Though Gavin Bryars’ 1972 The Sinking of the Titanic is itself widely known, its influence on subsequent works by other composers has yet to be duly recognized. One could argue that Bryars’ work gave rise to an entire subgenre’s worth of imitators who wrapped their elegiac ensemble ambiences in indistinct textural audio vérité and subaquatic gurgle.
The Bryars piece is audibly a forerunner of Those Who Walk Away, an “ever evolving working group of musical constructivists,” as its leader, Winnipeg composer Matthew Patton, describes it. Bryars’ influence is especially evident in this work’s palpable references to tragedy, and in its musical vocabulary.

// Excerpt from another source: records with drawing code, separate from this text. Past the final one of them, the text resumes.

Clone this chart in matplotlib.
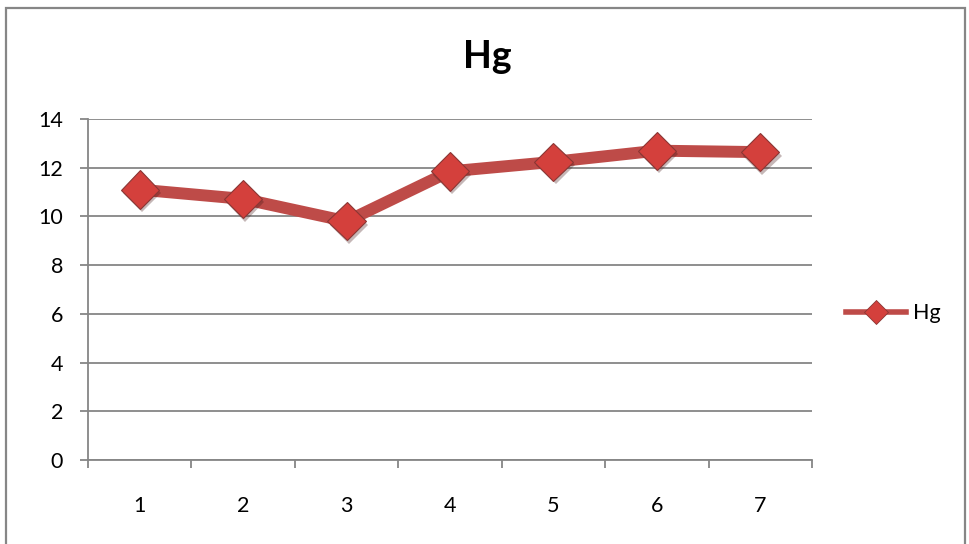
import matplotlib
matplotlib.use("Agg")
import matplotlib.pyplot as plt
import matplotlib.patheffects as pe
from matplotlib.patches import Rectangle
from matplotlib.lines import Line2D

# Data
categories = [1, 2, 3, 4, 5, 6, 7]
hg_values = [11.1, 10.72, 9.8, 11.85, 12.24, 12.7, 12.64]
y_ticks = [0, 2, 4, 6, 8, 10, 12, 14]
series_name = "Hg"
title_text = "Hg"

plt.rcParams['font.family'] = ['Lato', 'DejaVu Sans']

W, H = 970, 544
fig = plt.figure(figsize=(W / 100, H / 100), dpi=100)
fig.patch.set_facecolor("white")

# Outer chart frame
fig.patches.append(Rectangle((6.5 / W, -0.05), 959 / W, 1.05 - 7.5 / H,
                             transform=fig.transFigure, fill=False,
                             edgecolor="#868686", linewidth=1.6, zorder=0))

ax = fig.add_axes([88 / W, (H - 460) / H, 724 / W, 341 / H])

line_color = "#BE4B48"
marker_face = "#D4403C"
marker_edge = "#8A3634"

# Series line
ax.plot(categories, hg_values, color=line_color, linewidth=8.6,
        solid_capstyle="butt", solid_joinstyle="round", zorder=3)

# Diamond markers with a soft drop shadow
ax.plot(categories, hg_values, linestyle="none", zorder=4,
        marker="D", markersize=19.5, markerfacecolor=marker_face,
        markeredgecolor=marker_edge, markeredgewidth=0.8,
        path_effects=[pe.SimplePatchShadow(offset=(1.5, -2.5), alpha=0.3),
                      pe.Normal()])

ax.set_xlim(0.5, 7.5)
ax.set_ylim(0, 14)
ax.set_yticks(y_ticks)
ax.set_xticks(categories)
ax.set_xticks([c + 0.5 for c in [0] + categories], minor=True)

ax.grid(axis="y", color="#868686", linewidth=1.3)
ax.set_axisbelow(True)

for s in ["top", "right"]:
    ax.spines[s].set_visible(False)
for s in ["left", "bottom"]:
    ax.spines[s].set_color("#868686")
    ax.spines[s].set_linewidth(1.3)

ax.tick_params(axis="y", which="major", length=6, width=1.3, color="#868686",
               pad=12, labelsize=15.5)
ax.tick_params(axis="x", which="major", length=0, pad=26, labelsize=15.5)
ax.tick_params(axis="x", which="minor", length=6, width=1.3, color="#868686")

fig.text(487 / W, 1 - 57 / H, title_text, ha="center", va="center",
         fontsize=27, fontweight="bold")

legend_handle = Line2D([], [], color=line_color, linewidth=4.0,
                       marker="D", markersize=12, markerfacecolor=marker_face,
                       markeredgecolor=marker_edge, markeredgewidth=0.6)
ax.legend([legend_handle], [series_name], loc="center left",
          bbox_to_anchor=(1.02, 0.43), frameon=False, fontsize=15.5,
          handlelength=2.8, handletextpad=0.3)

fig.savefig("out.png", dpi=100, facecolor="white")
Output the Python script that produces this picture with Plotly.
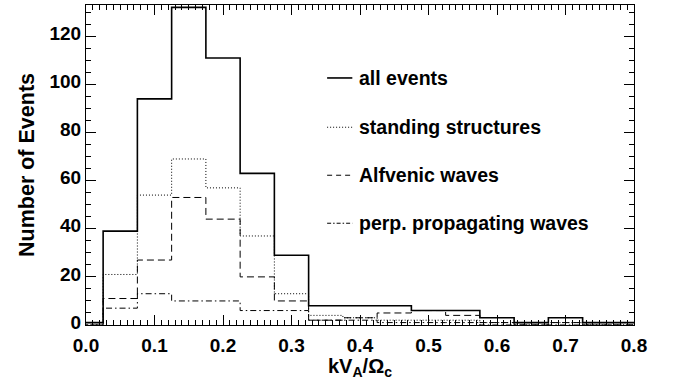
import numpy as np
import plotly.graph_objects as go

# bin centres (kV_A/Omega_c), bin width 0.05
bin_centers = [0.00, 0.05, 0.10, 0.15, 0.20, 0.25, 0.30, 0.35, 0.40, 0.45,
               0.50, 0.55, 0.60, 0.65, 0.70, 0.75, 0.80]
all_events = [1, 39, 94, 132, 111, 63, 29, 8, 8, 8, 6, 6, 3, 1, 3, 1, 1]
standing = [0, 21, 54, 69, 57, 37, 13, 4, 3, 2, 2, 2, 1, 0, 1, 0, 0]
alfvenic = [0, 11, 27, 53, 44, 20, 10, 2, 3, 5, 6, 4, 1, 0, 1, 0, 0]
perp = [0, 7, 13, 10, 10, 6, 6, 2, 2, 1, 1, 1, 0, 0, 0, 0, 0]

series_names = ["all events", "standing structures", "Alfvenic waves",
                "perp. propagating waves"]
series_values = [all_events, standing, alfvenic, perp]
dashes = ["solid", "1px,2px", "7px,4px", "6px,3px,1.5px,3px"]
widths = [1.6, 1.0, 1.0, 1.0]

FONT = "Liberation Sans, Arial, sans-serif"
bw = 0.05
c = np.array(bin_centers)
edges = np.concatenate([c - bw / 2, [c[-1] + bw / 2]])

fig = go.Figure()
for name, vals, d, w in zip(series_names, series_values, dashes, widths):
    yv = list(vals) + [vals[-1]]
    fig.add_trace(go.Scatter(x=edges, y=yv, mode="lines", line_shape="hv",
                             line=dict(color="black", width=w, dash=d),
                             name=name, showlegend=False, cliponaxis=True))

# legend drawn manually (paper coordinates)
leg_y = [0.772, 0.618, 0.468, 0.318]
leg_dashes = ["solid", "1px,2px", "5px,4px", "4px,2px,1.5px,2px"]
for name, d, w, yy in zip(series_names, leg_dashes, widths, leg_y):
    fig.add_shape(type="line", xref="paper", yref="paper", x0=0.44, x1=0.486,
                  y0=yy, y1=yy, line=dict(color="black", width=w, dash=d))
    fig.add_annotation(xref="paper", yref="paper", x=0.495, y=yy, text="<b>%s</b>" % name,
                       showarrow=False, xanchor="left", yanchor="middle",
                       font=dict(family=FONT, size=19.5, color="black"))

axis_common = dict(showline=True, linecolor="black", linewidth=1.2, mirror="ticks",
                   ticks="inside", ticklen=10, tickwidth=1, tickcolor="black",
                   showgrid=False, zeroline=False,
                   tickfont=dict(family=FONT, size=19, color="black"))

xt = [0.0, 0.1, 0.2, 0.3, 0.4, 0.5, 0.6, 0.7, 0.8]
yt = [0, 20, 40, 60, 80, 100, 120]
fig.update_xaxes(range=[0, 0.8],
                 tickvals=xt, ticktext=["<b>%.1f</b>" % v for v in xt],
                 ticklabelstandoff=3,
                 minor=dict(dtick=0.01, tick0=0, ticks="inside", ticklen=5,
                            tickcolor="black", tickwidth=1),
                 title=dict(text="<b>kV<sub>A</sub>/Ω<sub>c</sub></b>",
                            font=dict(family=FONT, size=20, color="black"), standoff=2),
                 **axis_common)
fig.update_yaxes(range=[0, 133],
                 tickvals=yt, ticktext=["<b>%d</b>" % v for v in yt],
                 ticklabelshift=-3,
                 minor=dict(dtick=5, tick0=0, ticks="inside", ticklen=5,
                            tickcolor="black", tickwidth=1),
                 title=dict(text="<b>Number of Events</b>",
                            font=dict(family=FONT, size=21.5, color="black"), standoff=8),
                 **axis_common)

fig.update_layout(width=679, height=380, margin=dict(l=86, r=45, t=5, b=55),
                  plot_bgcolor="white", paper_bgcolor="white", showlegend=False)

fig.write_html("out.html")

Where many have hijacked Sinking’s latent cinematic suggestions only to inflate them into full-blown schlock, Patton has kept his work obliquely emotive, operating on a scale that’s almost subliminal in comparison to its antecedent. His string and choral writing is wondrously unassertive: thin in tone, permeable in orchestration. Consequently, the various hymnal threads that surface throughout the album feel more like intersecting transparent spectres rather than a narrative voice steering the piece. In fact, although there’s much that hints at narrative, particularly the airplane cockpit recordings that intermittently push into the foreground, the work has almost no programmatic thrust at all. Instead, it wafts gently toward the ears, generously allowing listeners to parse the disparate elements on their own terms.
The less one is distracted by the web of associations that the piece readily summons, the better, for the album wields its own quiet and unique power.